## What is needed
Leave out the pictures, and retype only the lines from the beginning of the material through the line that contains "import * as echarts from 'echarts';", including both.

>> Begin Information provided

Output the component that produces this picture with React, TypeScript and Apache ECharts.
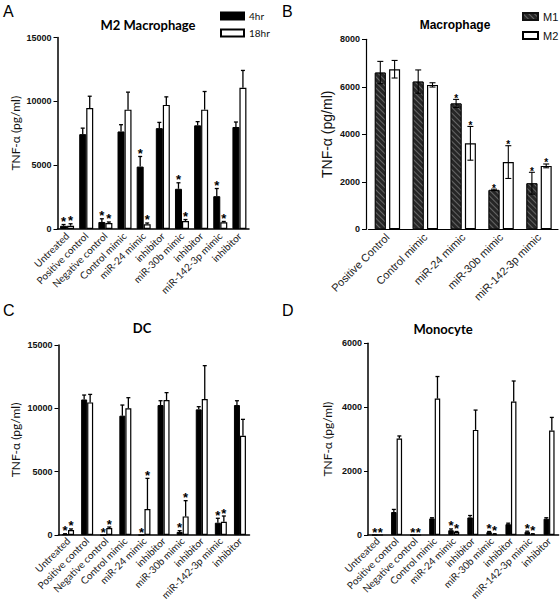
import React, { useEffect, useRef } from 'react';
import * as echarts from 'echarts';

// ---------- data ----------
const categoriesACD = ['Untreated', 'Positive control', 'Negative control', 'Control mimic', 'miR-24 mimic', 'inhibitor', 'miR-30b mimic', 'inhibitor', 'miR-142-3p mimic', 'inhibitor'];
const categoriesB = ['Positive Control', 'Control mimic', 'miR-24 mimic', 'miR-30b mimic', 'miR-142-3p mimic'];

// Panel A: M2 Macrophage
const a4hr = [250, 7430, 550, 7640, 4890, 7900, 3150, 8120, 2570, 7990];
const a4hrErr = [100, 470, 250, 530, 790, 450, 470, 290, 600, 390];
const a18hr = [260, 9480, 470, 9350, 370, 9720, 630, 9350, 530, 11060];
const a18hrErr = [150, 920, 80, 1370, 100, 630, 110, 1420, 60, 1360];

// Panel B: Macrophage
const bM1 = [6600, 6220, 5300, 1660, 1940];
const bM1Err = [470, 490, 170, 30, 460];
const bM2 = [6740, 6080, 3620, 2830, 2670];
const bM2Err = [370, 90, 710, 690, 80];

// Panel C: DC
const c4hr = [60, 10700, 0, 9420, 0, 10260, 240, 9920, 970, 10260];
const c4hrErr = [40, 350, 0, 840, 0, 340, 100, 210, 350, 340];
const c18hr = [400, 10470, 550, 10000, 2050, 10660, 1470, 10740, 1050, 7840];
const c18hrErr = [80, 630, 80, 840, 2420, 580, 1240, 2630, 450, 1290];

// Panel D: Monocyte
const d4hr = [0, 720, 0, 520, 150, 550, 90, 340, 100, 510];
const d4hrErr = [0, 80, 0, 20, 40, 60, 20, 30, 20, 30];
const d18hr = [0, 3020, 0, 4270, 90, 3290, 30, 4180, 30, 3270];
const d18hrErr = [0, 80, 0, 690, 20, 620, 10, 640, 10, 410];

// significance markers
const starsACD = [1, 0, 1, 0, 1, 0, 1, 0, 1, 0];
const starsB = [0, 0, 1, 1, 1];

// y axis ranges [max, interval]
const yRangeA = [15000, 5000];
const yRangeB = [8000, 2000];
const yRangeC = [15000, 5000];
const yRangeD = [6000, 2000];

const panelTitles = ['M2 Macrophage', 'Macrophage', 'DC', 'Monocyte'];
const panelLetters = ['A', 'B', 'C', 'D'];
const legendACD = ['4hr', '18hr'];
const legendB = ['M1', 'M2'];
const yName = 'TNF-α (pg/ml)';

// ---------- helpers ----------
const SANS = 'Liberation Sans, Arial, sans-serif';
const HUM = 'Lato, Open Sans, sans-serif';

function errSeries(
  name: string, idx: number, values: number[], errs: number[], stars: number[],
  offset: number, both: boolean, capW: number, starSize: number, starWeight: string, starDy: number
) {
  return {
    type: 'custom',
    name,
    xAxisIndex: idx,
    yAxisIndex: idx,
    z: 5,
    silent: true,
    itemStyle: { color: '#000' },
    data: values.map((v, i) => [i, v, errs[i], stars[i]]),
    renderItem: (_p: any, api: any) => {
      const i = api.value(0);
      const v = api.value(1);
      const e = api.value(2);
      const s = api.value(3);
      const c = api.coord([i, v]);
      const x = c[0] + offset;
      const yTop = api.coord([i, v + e])[1];
      const yBot = both ? api.coord([i, Math.max(0, v - e)])[1] : c[1];
      const stroke = { stroke: '#000', lineWidth: both ? 1.1 : 1.3 };
      const children: any[] = [];
      if (e > 0) {
        children.push({ type: 'line', shape: { x1: x, y1: yBot, x2: x, y2: yTop }, style: stroke });
        children.push({ type: 'line', shape: { x1: x - capW / 2, y1: yTop, x2: x + capW / 2, y2: yTop }, style: stroke });
        if (both) {
          children.push({ type: 'line', shape: { x1: x - capW / 2, y1: yBot, x2: x + capW / 2, y2: yBot }, style: stroke });
        }
      }
      if (s) {
        children.push({
          type: 'text',
          style: {
            text: '*', x, y: yTop - starDy, align: 'center', verticalAlign: 'middle',
            fontSize: starSize, fontWeight: starWeight, fontFamily: SANS, fill: '#000'
          }
        });
      }
      return { type: 'group', children };
    }
  };
}

function xAxisFor(idx: number, cats: string[], font: string, size: number, lineW: number, margin: number) {
  return {
    type: 'category', gridIndex: idx, data: cats,
    axisLine: { lineStyle: { color: '#000', width: lineW } },
    axisTick: { alignWithLabel: true, length: 4, lineStyle: { color: '#000', width: 1 } },
    axisLabel: { interval: 0, rotate: 45, margin, fontSize: size, fontFamily: font, color: '#222' },
    splitLine: { show: false }
  };
}

function yAxisFor(idx: number, range: number[], nameFont: string, nameSize: number, nameGap: number, lineW: number, offset: number) {
  return {
    type: 'value', gridIndex: idx, min: 0, max: range[0], interval: range[1], offset,
    name: yName, nameLocation: 'middle', nameGap, nameRotate: 90,
    nameTextStyle: { fontFamily: nameFont, fontSize: nameSize, color: '#111' },
    axisLine: { show: true, lineStyle: { color: '#000', width: lineW } },
    axisTick: { show: true, length: 4, lineStyle: { color: '#000', width: 1 } },
    axisLabel: {
      margin: 6, fontSize: 9, fontWeight: 'bold', fontFamily: SANS, color: '#111',
      formatter: (v: number) => String(v)
    },
    splitLine: { show: false }
  };
}

const blackBar = { color: '#000', borderColor: '#000', borderWidth: 1 };
const whiteBar = { color: '#fff', borderColor: '#000', borderWidth: 1.2 };
const hatchBar = {
  color: '#262626', borderColor: '#111', borderWidth: 1,
  decal: {
    symbol: 'rect', symbolSize: 1, color: 'rgba(130,130,130,0.7)',
    dashArrayX: [1, 0], dashArrayY: [1, 2.5], rotation: Math.PI / 4
  }
};

function barPair(idx: number, names: string[], v0: number[], v1: number[], st0: any, st1: any, width: number, gap: string) {
  return [
    { type: 'bar', name: names[0], xAxisIndex: idx, yAxisIndex: idx, data: v0, barWidth: width, barGap: gap, itemStyle: st0, silent: true },
    { type: 'bar', name: names[1], xAxisIndex: idx, yAxisIndex: idx, data: v1, barWidth: width, barGap: gap, itemStyle: st1, silent: true }
  ];
}

export default function App() {
  const ref = useRef<HTMLDivElement>(null);
  useEffect(() => {
    document.body.style.margin = '0';
    if (!ref.current) return;
    const chart = echarts.init(ref.current, null, { renderer: 'svg' });

    const wA = 7, wB = 11, wC = 6, wD = 5.5;
    const offB = wB / 2 + (wB * 0.3) / 2;

    const option: any = {
      animation: false,
      backgroundColor: '#fff',
      grid: [
        { left: 57.5, top: 37.5, width: 191.5, height: 191.5, outerBoundsMode: 'none', containLabel: false },
        { left: 368.5, top: 39.3, width: 189.5, height: 190, outerBoundsMode: 'none', containLabel: false },
        { left: 58.5, top: 345, width: 191, height: 190, outerBoundsMode: 'none', containLabel: false },
        { left: 368, top: 343.3, width: 190.6, height: 191.7, outerBoundsMode: 'none', containLabel: false }
      ],
      xAxis: [
        xAxisFor(0, categoriesACD, HUM, 10, 1.5, 5),
        xAxisFor(1, categoriesB, SANS, 11, 1.2, 6),
        xAxisFor(2, categoriesACD, HUM, 10, 1.5, 4),
        xAxisFor(3, categoriesACD, HUM, 10, 1.5, 4)
      ],
      yAxis: [
        yAxisFor(0, yRangeA, HUM, 12, 36, 1.5, 0),
        yAxisFor(1, yRangeB, SANS, 14, 32, 1.2, 2.5),
        yAxisFor(2, yRangeC, HUM, 12, 37, 1.5, 0),
        yAxisFor(3, yRangeD, HUM, 12, 35, 1.5, 0)
      ],
      legend: [
        {
          data: legendACD, orient: 'vertical', left: 220, top: 11, itemWidth: 23, itemHeight: 7, itemGap: 7,
          icon: 'rect', selectedMode: false, padding: 0,
          textStyle: { fontFamily: HUM, fontSize: 10, color: '#111' }
        },
        {
          data: legendB, orient: 'vertical', left: 522, top: 11, itemWidth: 15, itemHeight: 7, itemGap: 8,
          icon: 'rect', selectedMode: false, padding: 0,
          textStyle: { fontFamily: SANS, fontSize: 11, color: '#111' }
        }
      ],
      graphic: [
        { type: 'text', left: 3, top: 3, style: { text: panelLetters[0], fontSize: 16, fontFamily: SANS, fill: '#000' } },
        { type: 'text', left: 282, top: 3, style: { text: panelLetters[1], fontSize: 16, fontFamily: SANS, fill: '#000' } },
        { type: 'text', left: 3, top: 302, style: { text: panelLetters[2], fontSize: 16, fontFamily: SANS, fill: '#000' } },
        { type: 'text', left: 282, top: 302, style: { text: panelLetters[3], fontSize: 16, fontFamily: SANS, fill: '#000' } },
        { type: 'text', x: 148, y: 25, style: { text: panelTitles[0], fontSize: 13, fontWeight: 'bold', fontFamily: HUM, fill: '#000', align: 'center', verticalAlign: 'middle' } },
        { type: 'text', x: 455, y: 25, style: { text: panelTitles[1], fontSize: 12, fontWeight: 'bold', fontFamily: SANS, fill: '#000', align: 'center', verticalAlign: 'middle' } },
        { type: 'text', x: 142, y: 328, style: { text: panelTitles[2], fontSize: 13, fontWeight: 'bold', fontFamily: HUM, fill: '#000', align: 'center', verticalAlign: 'middle' } },
        { type: 'text', x: 443, y: 329, style: { text: panelTitles[3], fontSize: 13, fontWeight: 'bold', fontFamily: HUM, fill: '#000', align: 'center', verticalAlign: 'middle' } }
      ],
      series: [
        ...barPair(0, legendACD, a4hr, a18hr, blackBar, whiteBar, wA, '0%'),
        errSeries('errA0', 0, a4hr, a4hrErr, starsACD, -wA / 2, false, 4, 13, 'bold', 3),
        errSeries('errA1', 0, a18hr, a18hrErr, starsACD, wA / 2, false, 4, 13, 'bold', 3),

        ...barPair(1, legendB, bM1, bM2, hatchBar, whiteBar, wB, '30%'),
        errSeries('errB0', 1, bM1, bM1Err, starsB, -offB, true, 6, 10, 'bold', 1),
        errSeries('errB1', 1, bM2, bM2Err, starsB, offB, true, 6, 10, 'bold', 1),

        ...barPair(2, legendACD, c4hr, c18hr, blackBar, whiteBar, wC, '0%'),
        errSeries('errC0', 2, c4hr, c4hrErr, starsACD, -wC / 2, false, 4, 13, 'bold', 3),
        errSeries('errC1', 2, c18hr, c18hrErr, starsACD, wC / 2, false, 4, 13, 'bold', 3),

        ...barPair(3, legendACD, d4hr, d18hr, blackBar, whiteBar, wD, '0%'),
        errSeries('errD0', 3, d4hr, d4hrErr, starsACD, -wD / 2, false, 4, 13, 'bold', 3),
        errSeries('errD1', 3, d18hr, d18hrErr, starsACD, wD / 2, false, 4, 13, 'bold', 3)
      ]
    };

    chart.setOption(option);
    return () => chart.dispose();
  }, []);

  return <div ref={ref} style={{ width: 560, height: 600 }} />;
}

>> End Information provided

## Answer to this problem
Output the component that produces this picture with React, TypeScript and Apache ECharts.
import React, { useEffect, useRef } from 'react';
import * as echarts from 'echarts';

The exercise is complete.